A correct way to share resources between relion and cryosparc on a single machine

marinegor · July 10, 2022, 6:46pm

Hi all,

I’m trying to figure out the best way to easily share resources on a single machine with 4 GPUs without having most of the jobs interrupted with “out of memory” error.

Some users at our server use Relion for data processing (via anydesk), some use cryoSPARC (via web-interface). Recently we found that running cryoSPARC’s jobs on a default lane (all 4 GPUs) can sometimes interfiere with relion users, who also run jobs on the same GPUs. It usually results in cryoSPARC jobs being interrupted with cuda’s “out of memory” error.

For the time being, we’re using the following workaround: relion users use GPUs 2 and 3, and cryoSPARC users use GPUs 1 and 2. But this has a downside: when multiple users specify GPU with “Run on specific GPU” in cryoSPARC, multiple jobs can end up on a same GPU (which doesn’t happen when submiting jobs to a lane). And this results in the same problem – multiple processes from cryoSPARC end up interrupting each other, ultill one of them crashes with “out of memory” error.

What’s the best way to manage such situation?
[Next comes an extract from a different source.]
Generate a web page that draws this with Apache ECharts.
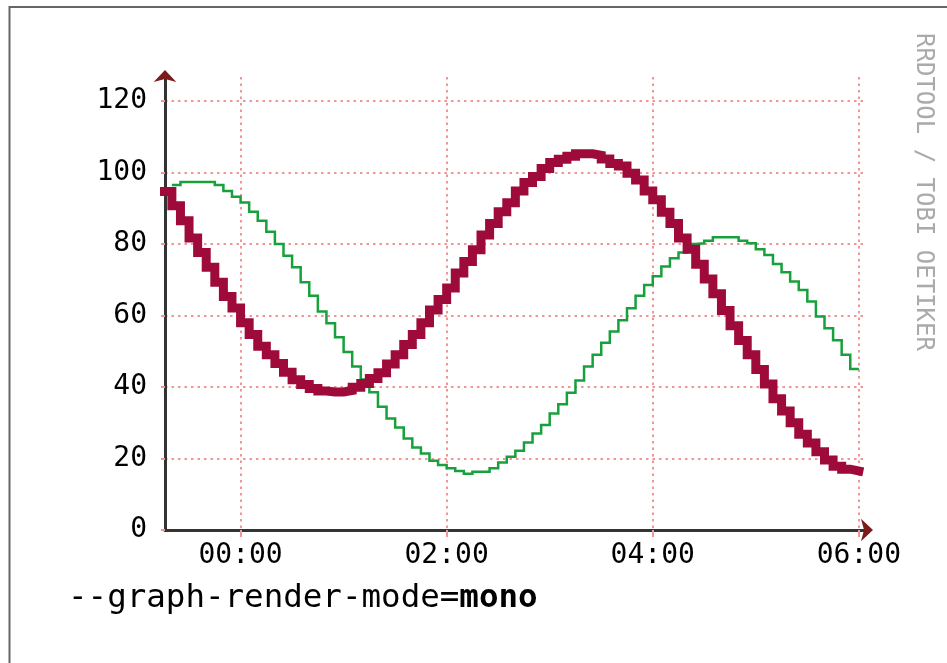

I didn’t want to cryoSPARC to GPUs 1 and 2 only, since we’re using it like 70% of the time, but don’t know how to set everything up properly.

marino-j · July 11, 2022, 12:42pm

not sure on a single machine it makes sense, but a slurm system would solve the problem.

marinegor · July 11, 2022, 12:47pm

thanks, it would, but seems like a huge overhead in this situation.
I am aware of cryoSPARC lanes, but not sure it it’s possible to e.g. create two lanes that share GPUs (e.g. lane_without_relion with GPUs 0 and 1, and lane_with_all_GPUs with GPUs 0,1,2,3)?

wtempel · July 13, 2022, 4:30pm

I think a cluster workload manager can make sense even on a single host, particularly when there are 4 heavily used GPUs and if all workloads are submitted to that manager.